Extracorporeal Photopheresis Attenuates Murine Graft-versus-Host Disease via Bone Marrow–Derived Interleukin-10 and Preserves Responses to Dendritic Cell Vaccination

Extracorporeal photopheresis (ECP) is emerging as a therapy for graft-versus-host-disease (GVHD), but the full mechanism of action and the impact on immunity have not been fully established. After murine minor histocompatibility antigen–mismatched bone marrow (BM) transplantation (allo-BMT), coinfusion of ECP-treated splenocytes with T cell–replete BM attenuated GVHD irrespective of the donor strain of the ECP-treated splenocytes, and was associated with increased numbers of regulatory T cells. Coculture of myeloid dendritic cells (DCs) with ECP-treated splenocytes resulted in increased interleukin (IL)-10 production after submaximal stimulation with lipopolysaccharide.
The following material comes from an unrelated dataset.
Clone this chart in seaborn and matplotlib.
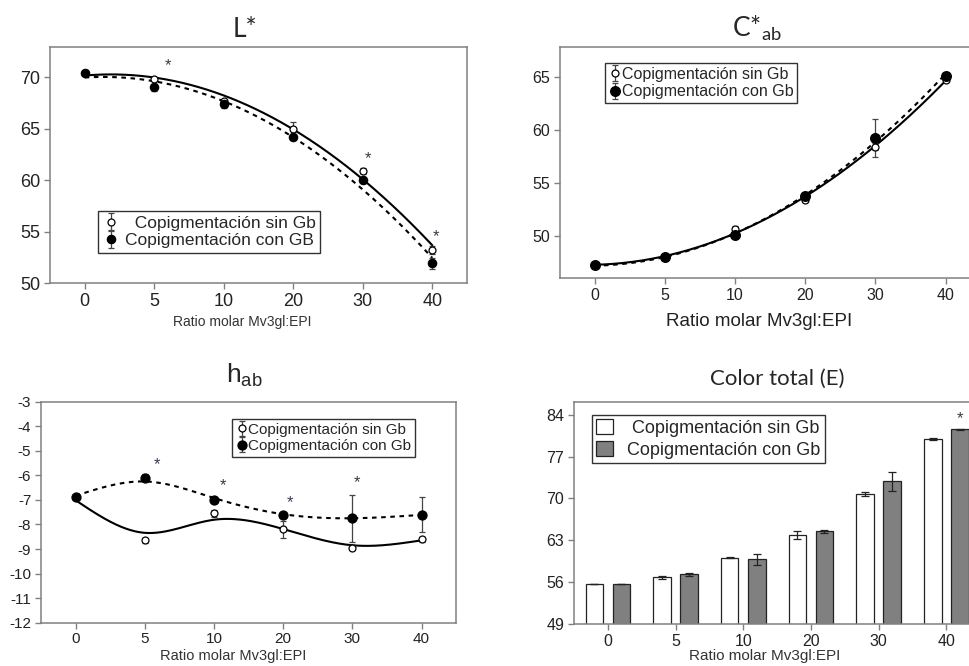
import numpy as np
import pandas as pd
import matplotlib
matplotlib.use("Agg")
import matplotlib.pyplot as plt
import seaborn as sns

# ---- data -------------------------------------------------------------
ratios = ["0", "5", "10", "20", "30", "40"]
groups = ["Copigmentación sin Gb", "Copigmentación con Gb"]

L_sin = [70.4, 69.8, 67.7, 65.0, 60.9, 53.2]
L_sin_err = [0.1, 0.2, 0.2, 0.6, 0.3, 0.4]
L_con = [70.4, 69.0, 67.4, 64.2, 60.0, 51.9]
L_con_err = [0.1, 0.3, 0.4, 0.3, 0.3, 0.5]

C_sin = [47.2, 48.0, 50.6, 53.4, 58.4, 64.7]
C_sin_err = [0.1, 0.1, 0.3, 0.2, 0.3, 0.2]
C_con = [47.2, 48.0, 50.1, 53.7, 59.2, 65.1]
C_con_err = [0.1, 0.1, 0.3, 0.2, 1.8, 0.2]

h_sin = [-6.9, -8.65, -7.55, -8.2, -8.95, -8.6]
h_sin_err = [0.05, 0.1, 0.15, 0.35, 0.1, 0.1]
h_con = [-6.9, -6.1, -7.0, -7.6, -7.75, -7.6]
h_con_err = [0.05, 0.15, 0.1, 0.1, 0.95, 0.7]

E_sin = [55.7, 56.8, 60.1, 63.9, 70.7, 80.0]
E_sin_err = [0.0, 0.3, 0.1, 0.6, 0.35, 0.15]
E_con = [55.7, 57.3, 59.8, 64.5, 72.9, 81.6]
E_con_err = [0.05, 0.2, 0.85, 0.2, 1.6, 0.1]

# significance marks (category position, height)
L_star_x = [1.2, 4.07, 5.05]
L_star_y = [71.1, 62.1, 54.5]
h_star_x = [1.18, 2.13, 3.1, 4.06]
h_star_y = [-5.55, -6.4, -7.1, -6.3]
E_star_x = [5.2]
E_star_y = [83.3]

# ---- style ------------------------------------------------------------
sns.set_theme(style="white")
plt.rcParams["font.family"] = ["Liberation Sans", "DejaVu Sans"]
plt.rcParams["axes.unicode_minus"] = False
plt.rcParams["axes.edgecolor"] = "#808080"
plt.rcParams["axes.linewidth"] = 1.1
plt.rcParams["xtick.color"] = "#808080"
plt.rcParams["ytick.color"] = "#808080"
plt.rcParams["xtick.labelcolor"] = "#222222"
plt.rcParams["ytick.labelcolor"] = "#222222"

TITLE_FONT = ["Lato", "DejaVu Sans"]
STAR_COLOR = "#3a3a4a"

idx = np.arange(len(ratios), dtype=float)
grid = np.linspace(0, len(ratios) - 1, 300)

fig = plt.figure(figsize=(9.7, 6.66), dpi=100)
fig.patch.set_facecolor("white")


def smoothing_spline(x, y, lam, xs):
    """Cubic smoothing spline (Reinsch form) evaluated at xs."""
    y = np.asarray(y, dtype=float)
    n = len(x)
    h = np.diff(x)
    Q = np.zeros((n, n - 2))
    R = np.zeros((n - 2, n - 2))
    for j in range(1, n - 1):
        Q[j - 1, j - 1] = 1 / h[j - 1]
        Q[j, j - 1] = -1 / h[j - 1] - 1 / h[j]
        Q[j + 1, j - 1] = 1 / h[j]
        R[j - 1, j - 1] = (h[j - 1] + h[j]) / 3
        if j < n - 2:
            R[j - 1, j] = R[j, j - 1] = h[j] / 6
    K = Q @ np.linalg.solve(R, Q.T)
    g = np.linalg.solve(np.eye(n) + lam * K, y)
    M = np.concatenate([[0.0], np.linalg.solve(R, Q.T @ g), [0.0]])
    i = np.clip(np.searchsorted(x, xs) - 1, 0, n - 2)
    t0, t1 = x[i], x[i + 1]
    hh = t1 - t0
    a = (t1 - xs) / hh
    b = (xs - t0) / hh
    return a * g[i] + b * g[i + 1] + ((a ** 3 - a) * M[i] + (b ** 3 - b) * M[i + 1]) * hh ** 2 / 6


def frame(ax, tick_size):
    for s in ax.spines.values():
        s.set_visible(True)
        s.set_color("#808080")
    ax.tick_params(axis="both", which="major", direction="out", length=4,
                   width=1, bottom=True, left=True, top=False, right=False,
                   labelsize=tick_size, pad=3)
    ax.grid(False)


def curve(ax, yfit, style):
    sns.lineplot(x=grid, y=yfit, ax=ax, color="black", lw=1.5,
                 linestyle=style, zorder=2)


def poly_curve(ax, values, deg, style):
    curve(ax, np.polyval(np.polyfit(idx, values, deg), grid), style)


def points(ax, values, err, filled, label, ms):
    ax.errorbar(idx, values, yerr=err, fmt="o", ms=ms,
                mfc="black" if filled else "white", mec="black", mew=0.9,
                ecolor="#444444", elinewidth=0.9, capsize=2.5, capthick=0.9,
                label=label, zorder=4)


def legend(ax, anchor, size, labels, **kw):
    handles, _ = ax.get_legend_handles_labels()
    leg = ax.legend(handles[:2], labels, loc="upper left",
                    bbox_to_anchor=anchor, borderaxespad=0, fontsize=size,
                    frameon=True, fancybox=False, framealpha=1,
                    edgecolor="#333333", borderpad=0.25, labelspacing=0.15,
                    **kw)
    leg.get_frame().set_linewidth(1.0)
    return leg


DASH = (0, (2.2, 2.2))

# ---- L* ---------------------------------------------------------------
ax1 = fig.add_axes([0.0515, 0.575, 0.430, 0.354])
poly_curve(ax1, L_sin, 2, "-")
poly_curve(ax1, L_con, 2, DASH)
points(ax1, L_sin, L_sin_err, False, "Copigmentación sin Gb", 5)
points(ax1, L_con, L_con_err, True, "Copigmentación con GB", 6)
for x, y in zip(L_star_x, L_star_y):
    ax1.text(x, y, "*", ha="center", va="center", fontsize=12, color=STAR_COLOR)
ax1.set_xlim(-0.5, 5.5)
ax1.set_ylim(50, 72.9)
ax1.set_yticks([50, 55, 60, 65, 70])
ax1.set_xticks(idx, ratios)
frame(ax1, 13)
ax1.set_title("L*", fontsize=19, family=TITLE_FONT, x=0.468, y=1.042,
              pad=0, va="baseline")
ax1.set_xlabel("Ratio molar Mv3gl:EPI", fontsize=10, color="#333333")
ax1.xaxis.set_label_coords(0.46, -0.135)
ax1.set_ylabel("")
legend(ax1, (0.115, 0.305), 12.5,
       ["  Copigmentación sin Gb", "Copigmentación con GB"],
       handlelength=1.0, handletextpad=0.3)

# ---- C*ab -------------------------------------------------------------
ax2 = fig.add_axes([0.577, 0.5826, 0.434, 0.347])
poly_curve(ax2, C_sin, 2, "-")
poly_curve(ax2, C_con, 2, DASH)
points(ax2, C_sin, C_sin_err, False, groups[0], 5)
points(ax2, C_con, C_con_err, True, groups[1], 7)
ax2.set_xlim(-0.5, 5.5)
ax2.set_ylim(46.0, 67.8)
ax2.set_yticks([50, 55, 60, 65])
ax2.set_xticks(idx, ratios)
frame(ax2, 11.5)
ax2.set_title(r"C*$_{\mathregular{ab}}$", fontsize=19, family=TITLE_FONT,
              x=0.468, y=1.043, pad=0, va="baseline")
ax2.set_xlabel("Ratio molar Mv3gl:EPI", fontsize=13.5, color="#222222")
ax2.xaxis.set_label_coords(0.473, -0.15)
ax2.set_ylabel("")
legend(ax2, (0.107, 0.931), 11.5, groups, handlelength=0.8,
       handletextpad=0.0)

# ---- h_ab -------------------------------------------------------------
ax3 = fig.add_axes([0.0423, 0.065, 0.428, 0.332])
curve(ax3, smoothing_spline(idx, h_sin, 0.035, grid), "-")
curve(ax3, smoothing_spline(idx, h_con, 0.035, grid), DASH)
points(ax3, h_sin, h_sin_err, False, groups[0], 5)
points(ax3, h_con, h_con_err, True, groups[1], 6.5)
for x, y in zip(h_star_x, h_star_y):
    ax3.text(x, y, "*", ha="center", va="center", fontsize=12, color=STAR_COLOR)
ax3.set_xlim(-0.5, 5.5)
ax3.set_ylim(-12, -3)
ax3.set_yticks(np.arange(-12, -2, 1))
ax3.set_xticks(idx, ratios)
frame(ax3, 11)
ax3.set_title(r"h$_{\mathregular{ab}}$", fontsize=19, x=0.49, y=1.085, pad=0,
              va="baseline")
ax3.set_xlabel("Ratio molar Mv3gl:EPI", fontsize=10.5, color="#333333")
ax3.xaxis.set_label_coords(0.463, -0.118)
ax3.set_ylabel("")
legend(ax3, (0.46, 0.922), 11, groups, handlelength=0.8, handletextpad=0.0)

# ---- Color total (E) --------------------------------------------------
ax4 = fig.add_axes([0.5918, 0.063, 0.4186, 0.334])
dfE = pd.DataFrame({
    "ratio": ratios * 2,
    "E": E_sin + E_con,
    "grupo": [groups[0]] * len(ratios) + [groups[1]] * len(ratios),
})
sns.barplot(data=dfE, x="ratio", y="E", hue="grupo", order=ratios,
            hue_order=groups, palette=["white", "#808080"], edgecolor="#222222",
            linewidth=0.9, width=0.8, gap=0.35, errorbar=None, ax=ax4,
            legend=False, zorder=2)
for cont, err in zip(ax4.containers, [E_sin_err, E_con_err]):
    xs = [b.get_x() + b.get_width() / 2 for b in cont]
    ys = [b.get_height() for b in cont]
    ax4.errorbar(xs, ys, yerr=err, fmt="none", ecolor="#222222",
                 elinewidth=0.9, capsize=3, capthick=0.9, zorder=3)
for x, y in zip(E_star_x, E_star_y):
    ax4.text(x, y, "*", ha="center", va="center", fontsize=12, color=STAR_COLOR)
ax4.set_xlim(-0.5, 5.5)
ax4.set_ylim(49, 86.2)
ax4.set_yticks([49, 56, 63, 70, 77, 84])
frame(ax4, 11.5)
ax4.set_title("Color total (E)", fontsize=16, family=TITLE_FONT, x=0.5,
              y=1.075, pad=0, va="baseline")
ax4.set_xlabel("Ratio molar Mv3gl:EPI", fontsize=11, color="#333333")
ax4.xaxis.set_label_coords(0.47, -0.112)
ax4.set_ylabel("")
bar_handles = [ax4.containers[0][0], ax4.containers[1][0]]
leg4 = ax4.legend(bar_handles, [" Copigmentación sin Gb", groups[1]],
                  loc="upper left", bbox_to_anchor=(0.044, 0.94),
                  borderaxespad=0, fontsize=13, frameon=True, fancybox=False,
                  framealpha=1, edgecolor="#333333", borderpad=0.25,
                  labelspacing=0.2, handlelength=0.9, handleheight=0.9,
                  handletextpad=0.8)
leg4.get_frame().set_linewidth(1.0)

fig.savefig("out.png", dpi=100, facecolor="white")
Furthermore, male myeloid DCs exposed to ECP-treated splenocytes were less potent at inducing CD8+ HY responses when used as a vaccine in vivo. The efficacy of ECP-treated splenocytes was enhanced when administered just before delayed donor lymphocyte infusion following T cell–depleted allo-BMT, allowing for the administration of sufficient numbers of T cells to respond to myeloid DC vaccination in the absence of a thymus. Finally, the therapeutic effect of ECP-treated splenocytes was lost in recipients of IL-10–deficient BM. We demonstrate that ECP-treated splenocytes attenuate GVHD irrespective of the source of ECP-treated cells via a mechanism that likely involves modulation of DCs and requires IL-10 produced by BM-derived cells. Importantly, the attenuation of GVHD by ECP-treated splenocytes permits donor lymphocyte infusion–dependent responses to DC vaccines after allo-BMT.